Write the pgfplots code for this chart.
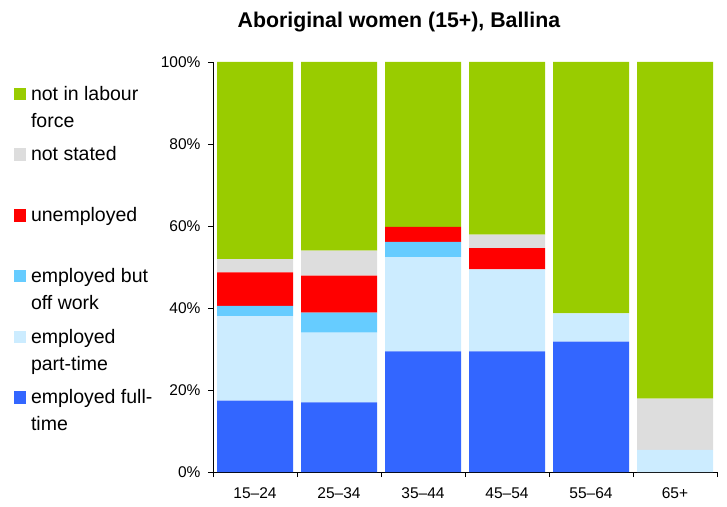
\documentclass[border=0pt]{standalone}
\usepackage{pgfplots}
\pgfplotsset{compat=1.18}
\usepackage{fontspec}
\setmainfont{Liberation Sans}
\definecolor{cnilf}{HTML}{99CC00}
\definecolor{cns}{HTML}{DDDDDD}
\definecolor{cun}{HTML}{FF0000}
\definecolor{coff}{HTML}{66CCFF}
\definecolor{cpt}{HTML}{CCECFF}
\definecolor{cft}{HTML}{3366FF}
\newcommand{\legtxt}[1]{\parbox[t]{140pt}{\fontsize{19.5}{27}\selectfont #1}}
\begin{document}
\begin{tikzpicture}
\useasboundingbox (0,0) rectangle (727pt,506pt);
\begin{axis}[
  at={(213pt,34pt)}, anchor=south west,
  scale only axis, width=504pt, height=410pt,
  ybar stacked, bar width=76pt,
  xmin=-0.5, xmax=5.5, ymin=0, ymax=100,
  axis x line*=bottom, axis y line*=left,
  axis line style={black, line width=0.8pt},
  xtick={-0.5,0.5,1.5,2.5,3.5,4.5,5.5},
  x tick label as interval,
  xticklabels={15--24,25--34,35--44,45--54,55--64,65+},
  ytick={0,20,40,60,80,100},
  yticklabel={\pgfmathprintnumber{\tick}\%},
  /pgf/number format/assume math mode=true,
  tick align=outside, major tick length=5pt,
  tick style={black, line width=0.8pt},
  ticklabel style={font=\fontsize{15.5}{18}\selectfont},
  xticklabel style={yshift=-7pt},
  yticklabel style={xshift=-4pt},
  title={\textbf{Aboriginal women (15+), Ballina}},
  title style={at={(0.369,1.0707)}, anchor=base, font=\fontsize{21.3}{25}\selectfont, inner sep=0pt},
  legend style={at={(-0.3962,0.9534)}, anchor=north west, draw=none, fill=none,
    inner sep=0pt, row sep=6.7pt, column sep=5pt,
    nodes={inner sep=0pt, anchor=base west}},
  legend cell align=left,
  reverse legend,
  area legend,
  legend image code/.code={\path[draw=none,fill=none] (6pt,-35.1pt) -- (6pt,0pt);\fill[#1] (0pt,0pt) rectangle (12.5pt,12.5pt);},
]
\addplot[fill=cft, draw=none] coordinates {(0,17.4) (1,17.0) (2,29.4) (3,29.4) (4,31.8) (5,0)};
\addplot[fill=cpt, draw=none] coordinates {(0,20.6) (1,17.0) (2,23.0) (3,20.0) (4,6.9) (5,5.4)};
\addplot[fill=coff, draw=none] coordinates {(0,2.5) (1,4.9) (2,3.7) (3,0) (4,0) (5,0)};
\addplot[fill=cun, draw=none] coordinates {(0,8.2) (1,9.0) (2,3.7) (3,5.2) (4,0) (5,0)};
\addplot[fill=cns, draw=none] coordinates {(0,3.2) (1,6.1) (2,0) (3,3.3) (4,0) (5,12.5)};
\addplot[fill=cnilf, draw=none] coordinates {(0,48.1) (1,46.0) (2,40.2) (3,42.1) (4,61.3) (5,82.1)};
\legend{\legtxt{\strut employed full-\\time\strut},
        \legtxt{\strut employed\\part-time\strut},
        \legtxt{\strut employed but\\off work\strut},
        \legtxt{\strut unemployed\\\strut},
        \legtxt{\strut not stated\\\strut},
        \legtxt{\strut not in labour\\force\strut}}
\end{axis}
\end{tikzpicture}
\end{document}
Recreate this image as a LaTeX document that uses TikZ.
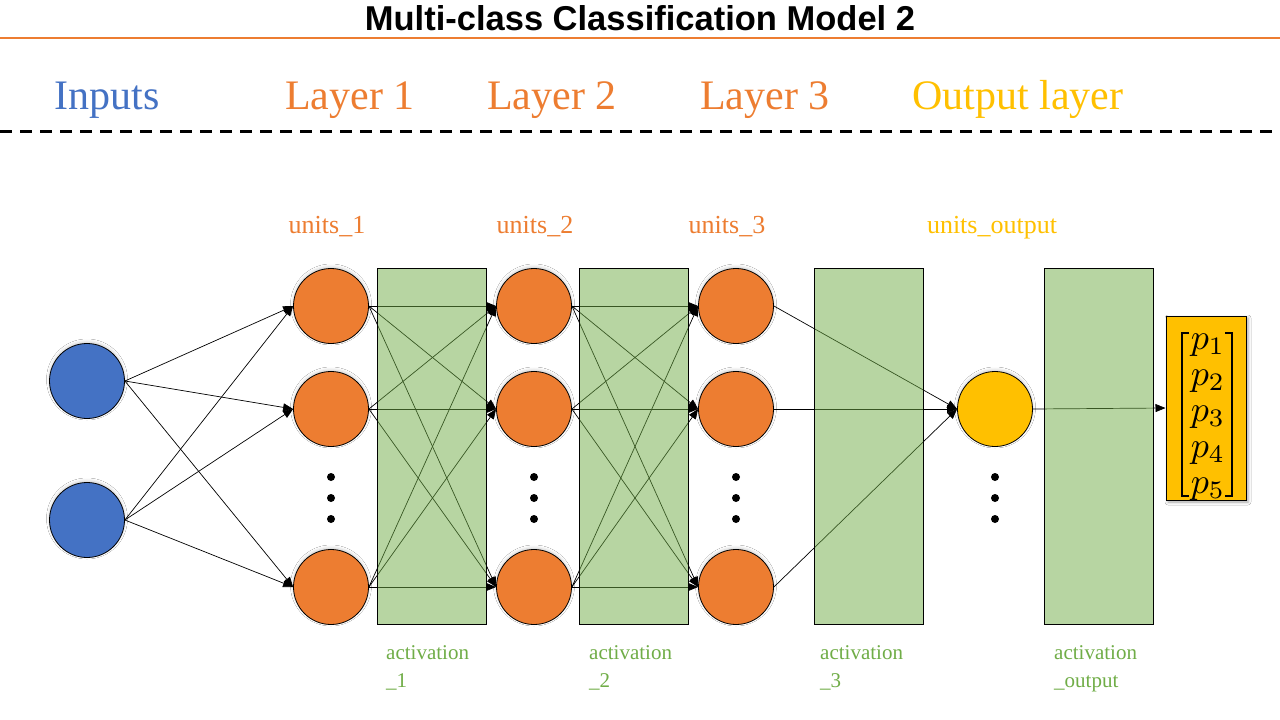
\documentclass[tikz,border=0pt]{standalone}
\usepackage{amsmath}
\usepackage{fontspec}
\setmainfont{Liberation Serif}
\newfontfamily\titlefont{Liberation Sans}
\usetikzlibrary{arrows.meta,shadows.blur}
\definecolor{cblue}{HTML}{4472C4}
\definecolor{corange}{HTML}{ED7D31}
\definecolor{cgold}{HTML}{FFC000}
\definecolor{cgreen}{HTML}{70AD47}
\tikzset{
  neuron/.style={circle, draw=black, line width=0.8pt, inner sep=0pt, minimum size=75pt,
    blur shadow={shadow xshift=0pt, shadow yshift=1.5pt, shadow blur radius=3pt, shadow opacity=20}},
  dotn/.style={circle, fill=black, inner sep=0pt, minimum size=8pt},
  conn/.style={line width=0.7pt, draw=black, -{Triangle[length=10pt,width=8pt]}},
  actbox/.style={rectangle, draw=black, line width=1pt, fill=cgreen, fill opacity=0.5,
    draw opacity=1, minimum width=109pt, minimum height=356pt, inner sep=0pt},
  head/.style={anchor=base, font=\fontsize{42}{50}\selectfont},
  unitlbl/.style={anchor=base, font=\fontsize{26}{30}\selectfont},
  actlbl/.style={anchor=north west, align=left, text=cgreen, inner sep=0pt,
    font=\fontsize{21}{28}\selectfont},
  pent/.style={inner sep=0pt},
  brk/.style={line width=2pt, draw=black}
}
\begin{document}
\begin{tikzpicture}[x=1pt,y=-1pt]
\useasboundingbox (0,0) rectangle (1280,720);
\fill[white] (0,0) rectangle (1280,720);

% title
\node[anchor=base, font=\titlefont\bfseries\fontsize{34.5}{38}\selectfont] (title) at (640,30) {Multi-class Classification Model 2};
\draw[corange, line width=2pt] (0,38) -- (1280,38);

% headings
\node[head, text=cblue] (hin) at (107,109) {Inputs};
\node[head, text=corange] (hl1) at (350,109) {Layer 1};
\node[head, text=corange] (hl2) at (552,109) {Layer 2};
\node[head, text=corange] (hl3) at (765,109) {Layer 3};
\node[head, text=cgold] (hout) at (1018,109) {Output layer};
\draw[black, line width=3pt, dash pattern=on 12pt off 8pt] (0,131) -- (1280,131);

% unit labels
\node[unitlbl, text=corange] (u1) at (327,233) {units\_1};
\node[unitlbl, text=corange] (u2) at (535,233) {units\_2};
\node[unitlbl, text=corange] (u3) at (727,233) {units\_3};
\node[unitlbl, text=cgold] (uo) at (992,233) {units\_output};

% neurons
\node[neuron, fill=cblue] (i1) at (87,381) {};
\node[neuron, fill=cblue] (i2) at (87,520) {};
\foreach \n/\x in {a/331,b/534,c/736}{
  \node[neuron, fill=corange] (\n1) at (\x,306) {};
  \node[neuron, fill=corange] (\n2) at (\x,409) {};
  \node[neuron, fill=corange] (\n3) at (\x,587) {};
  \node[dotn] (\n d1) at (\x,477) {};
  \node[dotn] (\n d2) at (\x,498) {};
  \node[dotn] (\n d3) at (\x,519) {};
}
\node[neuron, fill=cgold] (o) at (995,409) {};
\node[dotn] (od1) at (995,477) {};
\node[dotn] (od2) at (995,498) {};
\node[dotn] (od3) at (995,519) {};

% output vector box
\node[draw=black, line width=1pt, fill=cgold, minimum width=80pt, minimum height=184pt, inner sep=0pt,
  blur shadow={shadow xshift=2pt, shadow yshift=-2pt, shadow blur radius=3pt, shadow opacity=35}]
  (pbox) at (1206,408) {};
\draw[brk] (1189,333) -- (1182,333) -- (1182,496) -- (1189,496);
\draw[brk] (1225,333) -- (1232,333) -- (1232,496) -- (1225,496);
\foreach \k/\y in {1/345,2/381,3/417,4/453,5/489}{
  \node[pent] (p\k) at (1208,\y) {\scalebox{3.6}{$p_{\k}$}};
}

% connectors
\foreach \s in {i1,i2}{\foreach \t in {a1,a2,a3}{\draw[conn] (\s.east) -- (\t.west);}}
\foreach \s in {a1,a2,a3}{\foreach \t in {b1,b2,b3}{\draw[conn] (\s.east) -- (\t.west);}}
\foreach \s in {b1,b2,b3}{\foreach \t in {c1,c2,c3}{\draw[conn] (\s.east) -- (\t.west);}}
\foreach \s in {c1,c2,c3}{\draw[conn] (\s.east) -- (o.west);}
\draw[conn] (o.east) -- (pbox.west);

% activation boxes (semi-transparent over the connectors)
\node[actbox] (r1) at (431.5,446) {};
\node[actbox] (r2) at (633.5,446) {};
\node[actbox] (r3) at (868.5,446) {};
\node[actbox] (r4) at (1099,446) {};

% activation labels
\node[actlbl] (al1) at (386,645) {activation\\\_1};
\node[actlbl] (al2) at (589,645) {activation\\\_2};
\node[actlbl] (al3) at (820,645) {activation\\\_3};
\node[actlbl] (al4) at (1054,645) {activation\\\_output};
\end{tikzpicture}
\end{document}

--------------------------------

__EXERCISE INSTRUCTIONS__:
In the listing above, find the line with "Recreate this image" and the line with "(0,38) -- (1280,38);". Copy exactly those two and every line between, without the pictures.

__REPLY TO THE TASK__:
Recreate this image as a LaTeX document that uses TikZ.
\documentclass[tikz,border=0pt]{standalone}
\usepackage{amsmath}
\usepackage{fontspec}
\setmainfont{Liberation Serif}
\newfontfamily\titlefont{Liberation Sans}
\usetikzlibrary{arrows.meta,shadows.blur}
\definecolor{cblue}{HTML}{4472C4}
\definecolor{corange}{HTML}{ED7D31}
\definecolor{cgold}{HTML}{FFC000}
\definecolor{cgreen}{HTML}{70AD47}
\tikzset{
  neuron/.style={circle, draw=black, line width=0.8pt, inner sep=0pt, minimum size=75pt,
    blur shadow={shadow xshift=0pt, shadow yshift=1.5pt, shadow blur radius=3pt, shadow opacity=20}},
  dotn/.style={circle, fill=black, inner sep=0pt, minimum size=8pt},
  conn/.style={line width=0.7pt, draw=black, -{Triangle[length=10pt,width=8pt]}},
  actbox/.style={rectangle, draw=black, line width=1pt, fill=cgreen, fill opacity=0.5,
    draw opacity=1, minimum width=109pt, minimum height=356pt, inner sep=0pt},
  head/.style={anchor=base, font=\fontsize{42}{50}\selectfont},
  unitlbl/.style={anchor=base, font=\fontsize{26}{30}\selectfont},
  actlbl/.style={anchor=north west, align=left, text=cgreen, inner sep=0pt,
    font=\fontsize{21}{28}\selectfont},
  pent/.style={inner sep=0pt},
  brk/.style={line width=2pt, draw=black}
}
\begin{document}
\begin{tikzpicture}[x=1pt,y=-1pt]
\useasboundingbox (0,0) rectangle (1280,720);
\fill[white] (0,0) rectangle (1280,720);

% title
\node[anchor=base, font=\titlefont\bfseries\fontsize{34.5}{38}\selectfont] (title) at (640,30) {Multi-class Classification Model 2};
\draw[corange, line width=2pt] (0,38) -- (1280,38);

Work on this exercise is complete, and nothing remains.